Surrounded by a moat, he watched the crowds watching him with wry amusement and a shade of disdain while the baby animals gamboled about his sandal-shod feet.
There are times now I think back to that fellow, feeling some days that I’m the visitor in a cave full of capricious monkeys, and the only way to save my sanity is to adopt an aura of detached amusement.
ITEM: The Baron was chauffeuring our son and two of his friends bound for the local cinema showing the adventures of a popular motorcycle-riding hero type.
Our son was wearing his “Here Comes Bronson” ski cap, tattered blue jeans, and his favorite too-small topcoat. His one compatriot with long hair was wearing blue jeans painted in day-glo colors, and a surplus Navy coat, while the other fellow was attired in bell bottoms and his father’s World War II intelligence-type belted Army overcoat. A lovely bunch of hooligans, I thought.
Our wardrobe source in Towson, Md. |
“Listen,” the Baron was directed, “be sure to pick us up at 10 on the nose! That’s a ROUGH neighborhood.
ITEM: With one teen-ager out babysitting and another out to a party, how to get through gracefully to their curfew times, ignore the far-off sirens, a spook movie on the late show and the fretful snores of their father on the couch?
To wait by the front door, checking the lamppost every five minutes is gauche; going to bed and leaving the house in half-darkness, clearly unfeeling. What to do? The Cinderella hour comes and goes. Someone prods me gently on a numb shoulder.
“Mom, mom,” hissed the pair. “Why don’t you go to bed! We’ve locked up and it’s lated! You crazy or something?”
Chastened, the watchdog, mother-protector of the hearth, goes yawning off to bed.
ITEM: The telephone at our house rings every four minutes all evening. It is not a restful atmosphere. Friends claim they have been trying to reach us for weeks. “Drop a postcard,” I advise them concisely.

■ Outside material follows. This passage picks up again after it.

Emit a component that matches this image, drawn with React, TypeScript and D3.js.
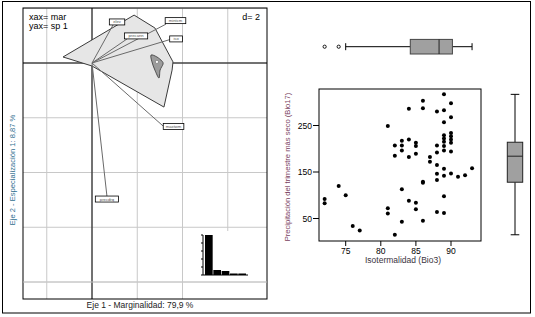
import React from "react";
import * as d3 from "d3";

// ---------- data ----------
const isoVals = [72, 72, 74, 75, 76, 77, 81, 81, 81, 82, 82, 82, 83, 83, 83, 83, 83, 84, 84, 84, 84, 85, 85, 85, 85, 85, 86, 86, 86, 86, 86, 87, 87, 88, 88, 88, 88, 88, 88, 88, 89, 89, 89, 89, 89, 89, 89, 89, 89, 89, 89, 89, 90, 90, 90, 90, 90, 90, 90, 90, 91, 92, 93];
const bio17Vals = [92, 83, 120, 100, 34, 24, 249, 72, 61, 207, 185, 15, 217, 207, 196, 113, 43, 286, 220, 182, 88, 213, 206, 189, 84, 70, 303, 287, 129, 127, 45, 182, 172, 280, 207, 192, 165, 146, 133, 64, 317, 283, 257, 229, 222, 215, 206, 196, 157, 142, 98, 62, 298, 268, 234, 227, 220, 213, 194, 147, 140, 143, 158];

const xTicks = [75, 80, 85, 90];
const yTicks = [50, 150, 250];

// boxplot stats: [whiskerLow, q1, median, q3, whiskerHigh]
const isoBox = [75, 84.2, 88.3, 90.2, 93];
const isoOutliers = [72, 74];
const bio17Box = [15, 128, 184, 214, 317];

// ENFA plot
const varNames = ["elev", "precann", "mintcm", "iso", "maxtwm", "precdrq"];
const varX = [0.93, 1.55, 3.27, 3.54, 3.14, 0.66];
const varY = [1.39, 0.88, 1.42, 0.88, -2.3, -4.86];
const hullX = [-1.28, 1.86, 2.78, 3.58, 3.54, 3.18, 0];
const hullY = [0.22, 1.75, 1.28, 0.04, -0.26, -1.61, -0.11];
const coreX = [2.61, 2.87, 3.09, 3.14, 3.01, 2.96, 2.78, 2.65];
const coreY = [0.29, 0.22, 0.07, -0.04, -0.26, -0.55, -0.26, 0.04];
const centroid = [2.87, 0.04];
const gridVals = [-2, 0, 2, 4, 6];
const gridValsY = [2, 0, -2, -4, -6, -8];
const eigen = [40, 5, 4, 1.5, 1.5];

const FONT = "Liberation Sans, Arial, sans-serif";

export default function App() {
  // ---------- left ENFA panel ----------
  const L = { x0: 23, x1: 267, y0: 8, y1: 299 };
  const ex = d3.scaleLinear().domain([0, 2]).range([92, 137.25]);
  const ey = d3.scaleLinear().domain([0, -2]).range([63, 117.75]);
  const line = d3.line<[number, number]>().x((d) => ex(d[0])).y((d) => ey(d[1]));
  const hull = hullX.map((v, i) => [v, hullY[i]] as [number, number]);
  const core = coreX.map((v, i) => [v, coreY[i]] as [number, number]);
  const labelOff = [
    [4, -3], [9, -3], [9.5, -3.5], [4, 0], [10.5, 0.5], [0, 3],
  ];

  // eigen inset
  const ib = { x0: 203, x1: 248, y0: 235, y1: 275 };
  const ibx = d3.scaleBand<number>().domain(eigen.map((_, i) => i)).range([205, 246]).paddingInner(0.08);
  const iby = d3.scaleLinear().domain([0, 40]).range([275, 235]);

  // ---------- scatter ----------
  const S = { x0: 319, x1: 481, y0: 89, y1: 241 };
  const sx = d3.scaleLinear().domain([75, 90]).range([345.7, 451]);
  const sy = d3.scaleLinear().domain([50, 250]).range([218.5, 125.5]);

  const boxY = 46.7;
  const boxX = 515;

  return (
    <svg width={535} height={317} style={{ position: "absolute", left: 0, top: 0, background: "#fff" }} fontFamily={FONT}>
      <rect x={2.5} y={1.5} width={528} height={311.5} fill="#fff" stroke="#000" strokeWidth={1} />

      {/* ENFA panel */}
      <g>
        <rect x={L.x0} y={L.y0} width={L.x1 - L.x0} height={L.y1 - L.y0} fill="#fff" />
        {gridVals.map((g) => (
          <line key={"gx" + g} x1={ex(g)} x2={ex(g)} y1={L.y0} y2={g === 6 ? 231 : L.y1} stroke="#c8c8c8" strokeWidth={1} />
        ))}
        {gridValsY.map((g) => (
          <line key={"gy" + g} x1={L.x0} x2={L.x1} y1={ey(g)} y2={ey(g)} stroke="#c8c8c8" strokeWidth={1} />
        ))}
        <line x1={ex(0)} x2={ex(0)} y1={L.y0} y2={L.y1} stroke="#000" strokeWidth={1} />
        <line x1={L.x0} x2={L.x1} y1={ey(0)} y2={ey(0)} stroke="#000" strokeWidth={1} />
        <path d={line(hull)! + "Z"} fill="#e6e6e6" stroke="#3a3a3a" strokeWidth={1} />
        <path d={d3.line<[number, number]>().x((d) => ex(d[0])).y((d) => ey(d[1])).curve(d3.curveCardinalClosed)(core)!} fill="#9c9c9c" stroke="#333" strokeWidth={0.8} />
        <circle cx={ex(centroid[0])} cy={ey(centroid[1])} r={1.6} fill="#fff" stroke="#555" strokeWidth={0.5} />
        {varNames.map((n, i) => (
          <line key={"ar" + n} x1={ex(0)} y1={ey(0)} x2={ex(varX[i])} y2={ey(varY[i])} stroke="#6a6a6a" strokeWidth={1} />
        ))}
        {varNames.map((n, i) => {
          const w = n.length * 2.6 + 5;
          const cx = ex(varX[i]) + labelOff[i][0];
          const cy = ey(varY[i]) + labelOff[i][1];
          return (
            <g key={"lb" + n}>
              <rect x={cx - w / 2} y={cy - 3} width={w} height={6} fill="#fff" stroke="#000" strokeWidth={0.8} />
              <text x={cx} y={cy + 1.5} fontSize={4.2} textAnchor="middle" fill="#555">{n}</text>
            </g>
          );
        })}
        <rect x={L.x0} y={L.y0} width={L.x1 - L.x0} height={L.y1 - L.y0} fill="none" stroke="#000" strokeWidth={1} />
        <text x={29} y={20} fontSize={9}>xax= mar</text>
        <text x={29} y={29} fontSize={9}>yax= sp 1</text>
        <text x={260} y={20} fontSize={9} textAnchor="end">d= 2</text>

        {/* eigen inset */}
        <rect x={200} y={231} width={50} height={47} fill="#fff" />
        <line x1={ib.x0} x2={ib.x0} y1={iby(40)} y2={iby(0)} stroke="#000" />
        {d3.range(0, 41, 8).map((t) => (
          <line key={"it" + t} x1={ib.x0 - 2} x2={ib.x0} y1={iby(t)} y2={iby(t)} stroke="#000" />
        ))}
        <line x1={ib.x0} x2={ib.x1} y1={iby(0)} y2={iby(0)} stroke="#000" />
        {eigen.map((v, i) => (
          <rect key={"eb" + i} x={ibx(i)!} y={iby(v)} width={ibx.bandwidth()} height={iby(0) - iby(v)} fill="#000" />
        ))}
        <line x1={L.x0} x2={L.x1} y1={ey(-8)} y2={ey(-8)} stroke="#c8c8c8" strokeWidth={1} />

        <text x={140} y={308} fontSize={8.5} textAnchor="middle" fill="#222">Eje 1 - Marginalidad: 79,9 %</text>
        <text transform="translate(15,170) rotate(-90)" fontSize={7.6} textAnchor="middle" fill="#2f6f8f">Eje 2 - Especialización 1: 8,87 %</text>
      </g>

      {/* scatter */}
      <g>
        <rect x={S.x0} y={S.y0} width={S.x1 - S.x0} height={S.y1 - S.y0} fill="none" stroke="#000" strokeWidth={1} />
        {isoVals.map((v, i) => (
          <circle key={"p" + i} cx={sx(v)} cy={sy(bio17Vals[i])} r={2} fill="#000" />
        ))}
        {yTicks.map((t) => (
          <g key={"yt" + t}>
            <line x1={S.x0 - 6} x2={S.x0} y1={sy(t)} y2={sy(t)} stroke="#000" />
            <text x={S.x0 - 7} y={sy(t) + 3} fontSize={8.5} textAnchor="end">{t}</text>
          </g>
        ))}
        {xTicks.map((t) => (
          <g key={"xt" + t}>
            <line x1={sx(t)} x2={sx(t)} y1={S.y1} y2={S.y1 + 5} stroke="#000" />
            <text x={sx(t)} y={S.y1 + 13} fontSize={8.5} textAnchor="middle">{t}</text>
          </g>
        ))}
        <text x={403} y={263} fontSize={8.5} textAnchor="middle" fill="#3a3440">Isotermalidad (Bio3)</text>
        <text transform="translate(290,167) rotate(-90)" fontSize={7.6} textAnchor="middle" fill="#7a3f5f">Precipitación del trimestre más seco (Bio17)</text>

        {/* top boxplot */}
        <line x1={sx(isoBox[0])} x2={sx(isoBox[1])} y1={boxY} y2={boxY} stroke="#000" />
        <line x1={sx(isoBox[3])} x2={sx(isoBox[4])} y1={boxY} y2={boxY} stroke="#000" />
        <line x1={sx(isoBox[0])} x2={sx(isoBox[0])} y1={boxY - 3.5} y2={boxY + 3.5} stroke="#000" />
        <line x1={sx(isoBox[4])} x2={sx(isoBox[4])} y1={boxY - 3.5} y2={boxY + 3.5} stroke="#000" />
        <rect x={sx(isoBox[1])} y={boxY - 7.3} width={sx(isoBox[3]) - sx(isoBox[1])} height={14.6} fill="#a0a0a0" stroke="#444" />
        <line x1={sx(isoBox[2])} x2={sx(isoBox[2])} y1={boxY - 7.3} y2={boxY + 7.3} stroke="#222" />
        {isoOutliers.map((o) => (
          <circle key={"o" + o} cx={sx(o)} cy={boxY} r={1.6} fill="none" stroke="#000" strokeWidth={0.9} />
        ))}

        {/* right boxplot */}
        <line x1={boxX} x2={boxX} y1={sy(bio17Box[0])} y2={sy(bio17Box[1])} stroke="#000" />
        <line x1={boxX} x2={boxX} y1={sy(bio17Box[3])} y2={sy(bio17Box[4])} stroke="#000" />
        <line x1={boxX - 4.3} x2={boxX + 4.3} y1={sy(bio17Box[0])} y2={sy(bio17Box[0])} stroke="#000" />
        <line x1={boxX - 4.3} x2={boxX + 4.3} y1={sy(bio17Box[4])} y2={sy(bio17Box[4])} stroke="#000" />
        <rect x={boxX - 7.7} y={sy(bio17Box[3])} width={15.4} height={sy(bio17Box[1]) - sy(bio17Box[3])} fill="#a0a0a0" stroke="#222" />
        <line x1={boxX - 7.7} x2={boxX + 7.7} y1={sy(bio17Box[2])} y2={sy(bio17Box[2])} stroke="#222" />
      </g>
    </svg>
  );
}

One phone on a short cord for five people. Those were the days! |
A “romance” is brewing in the confines of the junior high school. Three girls have telephoned to say Bruce is going to call tonight! Our ninth grader has nervously reset her hair three times, and races through the hallway like a giddy giraffe each time the telephone rings. “I think I’m going to have a coronary,” says the Baron. “Not before Bruce invites me to the spring dance, Daddy, please!” implores Miss Information Please.
Two days pass. Now Bruce’s friends are calling, laying the groundwork. “Daddy,” pleads Cinderella, “be nice when you answer the phone. You scare them!”
“That, my dear,” answers father, “is precisely my intent.”
At last Bruce call, his voice sweet-rough with nervousness. “Tell him I’m not here,” Cinderella whispers, braiding her hair. “He’s a real creep.”
Anyone else for a coronary?
ITEM: Feeling guilty about all those ground beef casseroles coming out of the kitchen assembly-line style, I spend all afternoon preparing a three-course roast chicken dinner with sweet and sour salads, warm rolls, creamy gravy, and mountains of whipped cream.
Number one son has band practice, and his sister has to referee a basketball game. She volunteers to broil hot dogs when they get home at 7. I snap. Little sister has a babysitting job and like a third-rate movie, the Baron telephones that he’ll be home late, about eight, just in time for the chicken to dry out and the potatoes to grow lumpy.
I fix 5,000 calories and curl up before the television to have dinner with Randolph Scott on the Early Show, and I think wryly of the young hippie perched on the island with the frolicking bands of monkeys and goats.
Then, why do they always come in and say, “For heaven’s sake, what are you CRYING about?”